CANTO AL OLIVAR
Feb 04 2018

POR CATALINA SÁNCHEZ Y FRANCISCO SÁNCHEZ PINILLA CRONISTAS DE VILLA DEL RIO (CÓRDOBA)

Olivar andaluz

    Si nos esforzamos en recordar grabados e imágenes de nuestra infancia, nos recrearíamos contemplando las fotografías del olivar y pensaríamos en el tiempo que hace que conocemos ese frondoso y benefactor bosque de árboles que, al igual que un anillo nupcial rodea el dedo de una mano, así abraza, acaricia y alimenta a nuestro pueblo y que nos ha acompañado desde nuestro nacimiento.
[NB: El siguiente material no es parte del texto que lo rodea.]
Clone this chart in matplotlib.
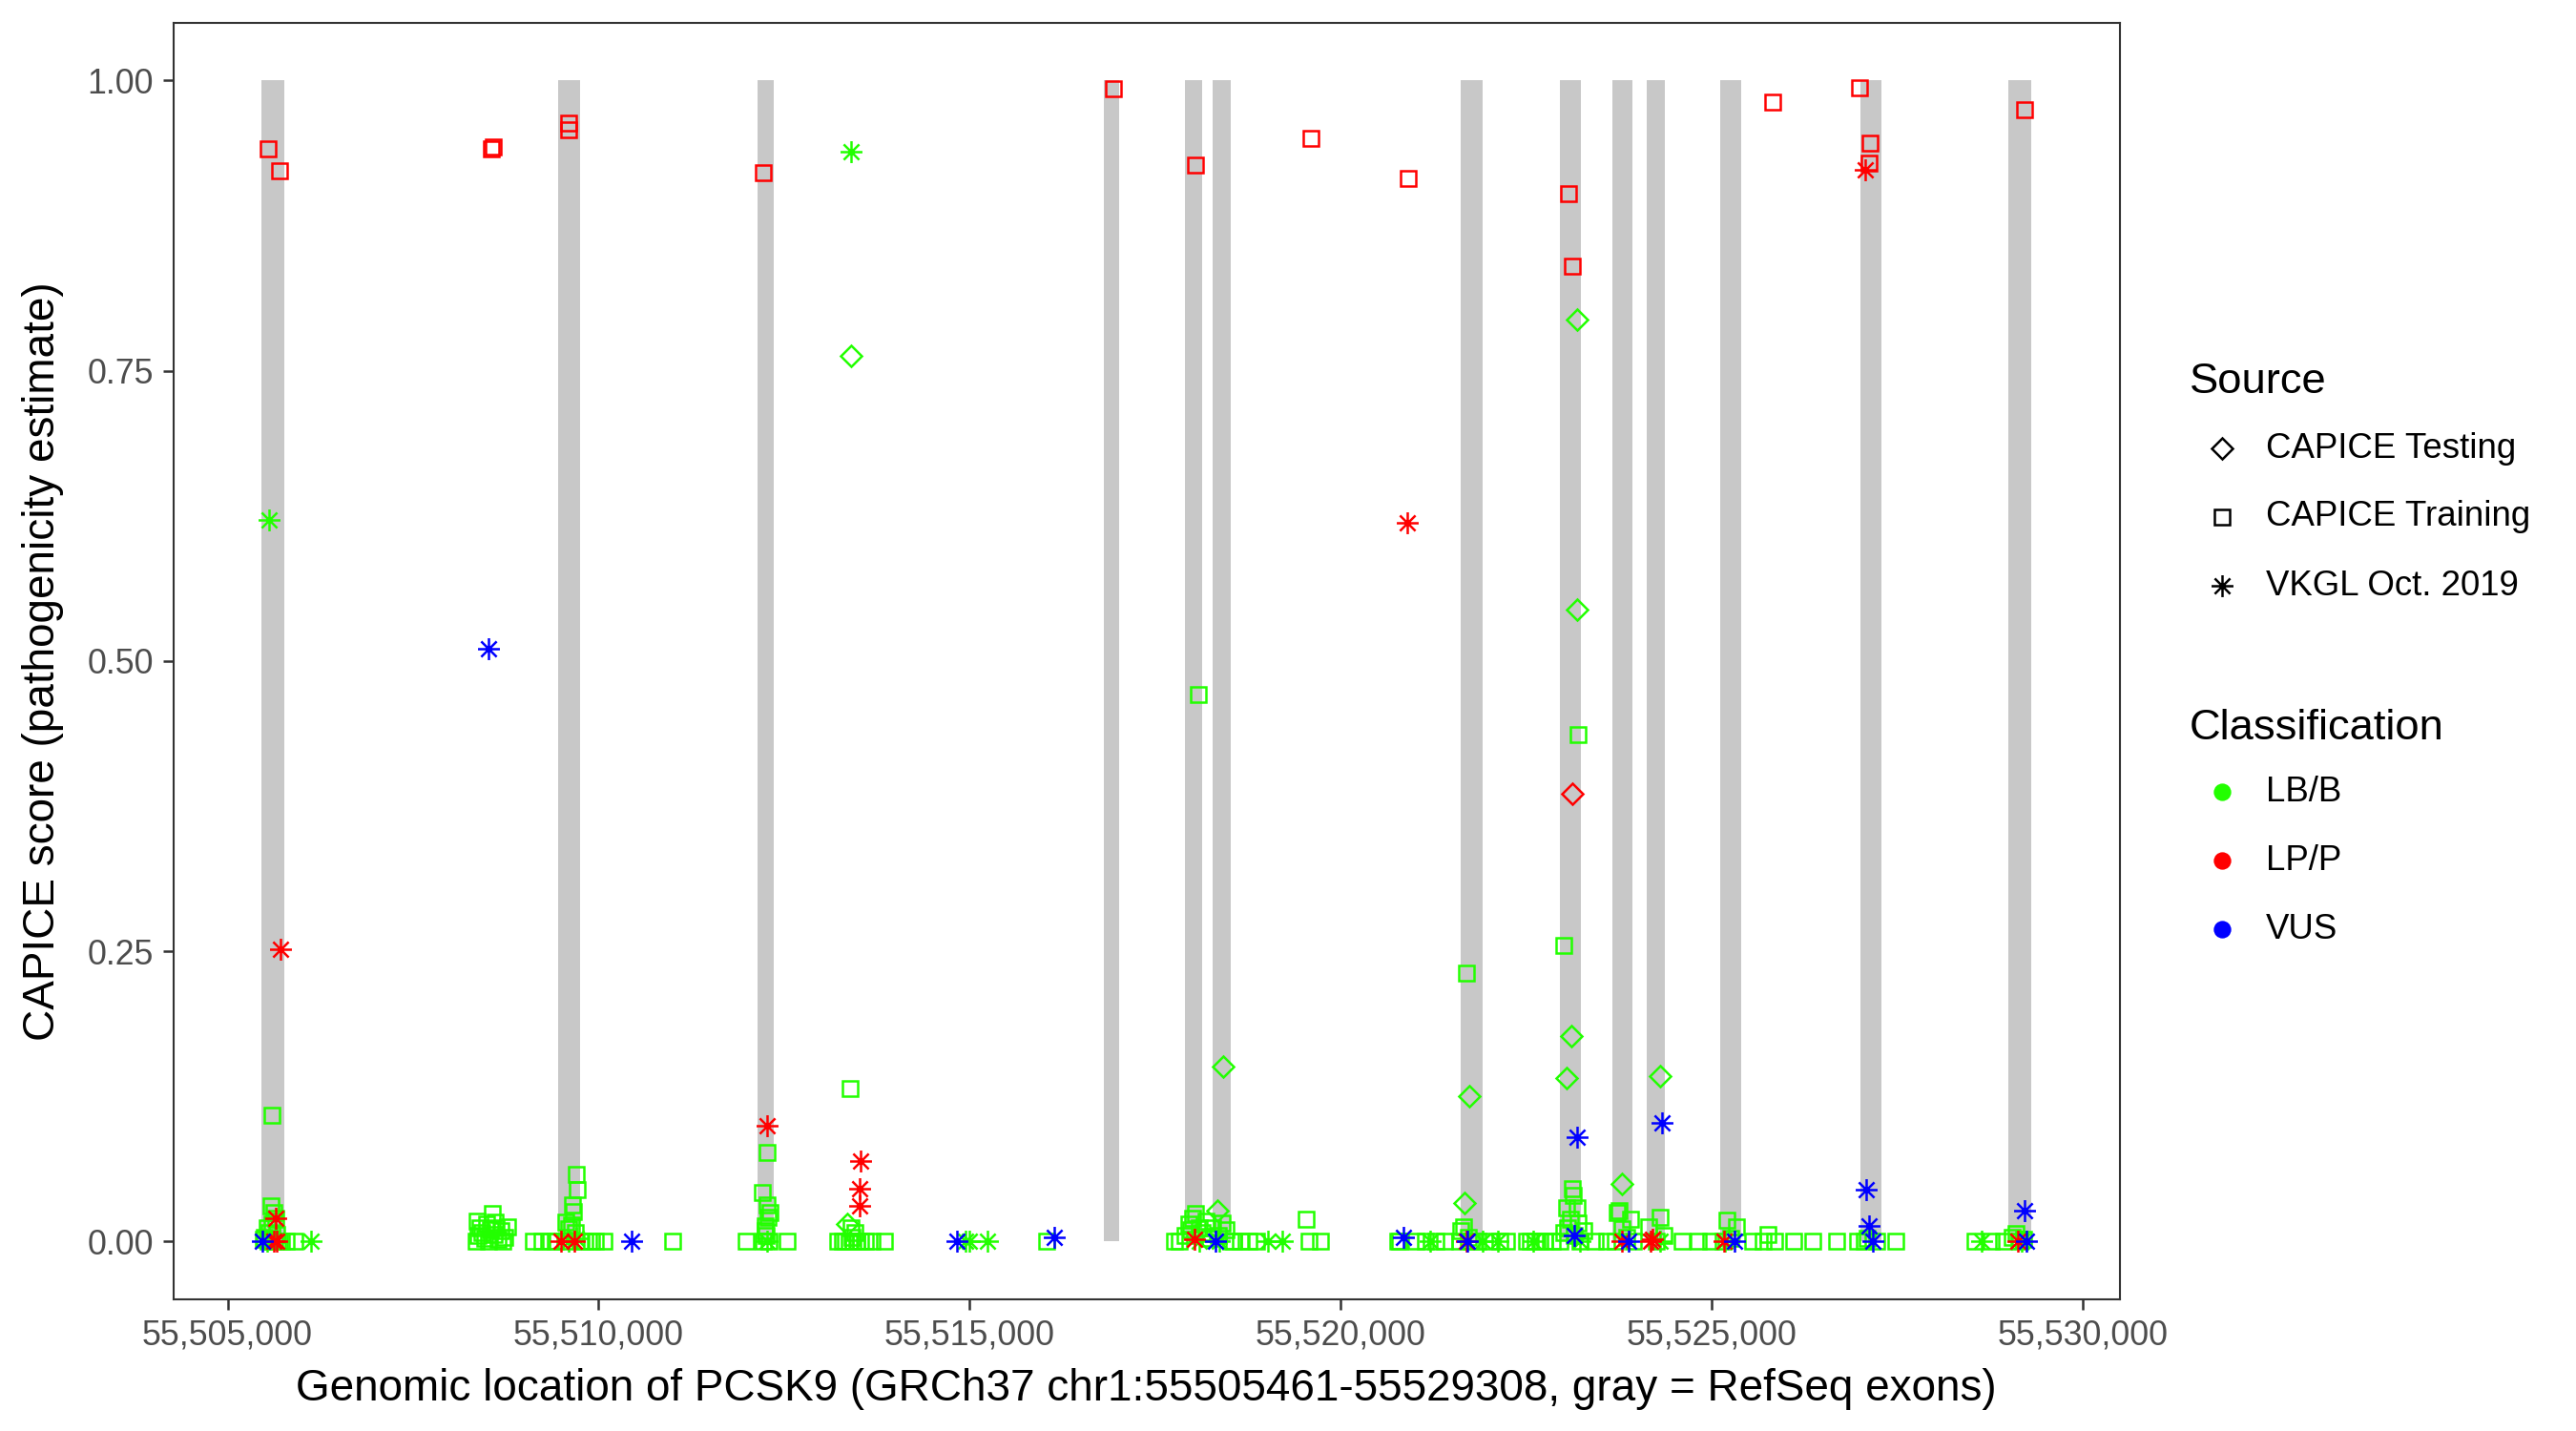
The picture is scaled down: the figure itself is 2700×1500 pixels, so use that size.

    Fueron antiguos pobladores, fenicios, griegos y romanos, los adelantados de la cultura que con ideas de futuro y comercio llegaron hasta aquí y poblaron nuestras fértiles tierras y yermos prados, de olivos. Plantaciones entonces extrañas a los primitivos habitantes y  ahora tan familiares.

    Yo, personalmente, me siento feliz, cuando estoy entre ellos, cuando voy a regar dos posturas que tengo nuevas, pequeñas y que, sedientas, parecen esperar mi visita, las mimo como animalitos indefensos y cuando le riego los pies y me encuentro sudoroso, descanso debajo de un árbol ya frondoso y entonces experimento el frescor que produce la sombra proyectada por un tupido manto de hojas, encontrándome más que nunca fundido en la tierra de la que procedemos.

    Esto supone para mí una gran relajación, ya que vivo desde hace muchos años en una ciudad grande y a veces, cuando paseo por las calles y avenidas llenas de coches, polución y ruidos, acuden a mi mente nostálgicas imágenes del campo, con su paz, su verdor, sus animales, sus pájaros…

    Cuando me traslado en coche desde la Pepa Lora a Cavanillas, al pasar por el pozo de Tumbaollas, he visto algunas veces una banda de perdigones guiados por su madre la perdiz a la cabeza, corriendo entre olivos y han cautivado mi atención.

    Otras veces ha sido una liebre, corriendo por el camino custodiado por dos hileras de olivos, la que con sus rápidos y ágiles movimientos y zancadas, y sus orejas tiesas, erizadas, me han ofrecido todo un espectáculo, emocionante, hasta el punto que he parado el coche para recrearme en esa visión, que en la ciudad es difícil de contemplar.

    A principios de primavera los espárragos nacen, protegidos a los pies de los olivos y a mí que llevo una vida sedentaria, sentado entre las cuatro paredes de una oficina, me produce una gran satisfacción y excelente ejercicio físico para mis años, el andar entre los olivos y agacharme para coger los espárragos, los que una vez cocinados considero un manjar.

    ¡Qué duda cabe, que mi admiración hacia los olivos no es solamente espiritual. Su principal atractivo está en su fruto y derivados: la aceituna, que en su variada forma, tamaño y color, siempre es anhelado presente en las mejores mesas y en los paladares más exigentes; y el aceite, ese precioso líquido suave, viscoso, amarillento, se ha convertido en un elemento básico de la cocina para la preparación de buenos menús y que, día a día, gana más adeptos en Europa y en el mundo, al descubrirse en él propiedades hasta ahora ignoradas para la salud y contra el colesterol.

    Pensando en ellos, observo que los olivos, árboles que pueden llegar a centenarios, van ganando terreno por su interés y cotas de producción para la humanidad, pues a diario nos proporcionan alimentos, trabajo, riqueza, bienestar y progreso por su exigencia de una variada industria.

    La contemplación desde una cima, de este arbolado grande, singular, sembrado en forma rectilínea y simétrica, y observando el movimiento de sus animales o escuchando el libre trinar de sus pájaros, me produce vida, relax, paz.   Todo en el olivar es generosidad.

    Villa del Río, nuestro querido pueblo, ha sido premiado con su plantación, su mar de olivos ofrece una naturaleza, verde y exuberante, que agradecida y generosa, nos devuelve con su preñez los sacrificios que el amante labrador, sacrificado y sudoroso le propicia a sus olivos, atento siempre a mimarlos, a satisfacer sus necesidades, a limpiarles los pies (quitándoles las hierbas y varetas), a arreglarles el cuello (limpiándoles las cabezas) a peinarlos (eliminando las ramas enredadas) y embelleciéndolos, para que sigan respirando, viviendo, dándonos oxígeno, triunfando en su ladera o cerro, colina o peñascal, y así por los siglos de los siglos. Os amo, olivos de mi tierra.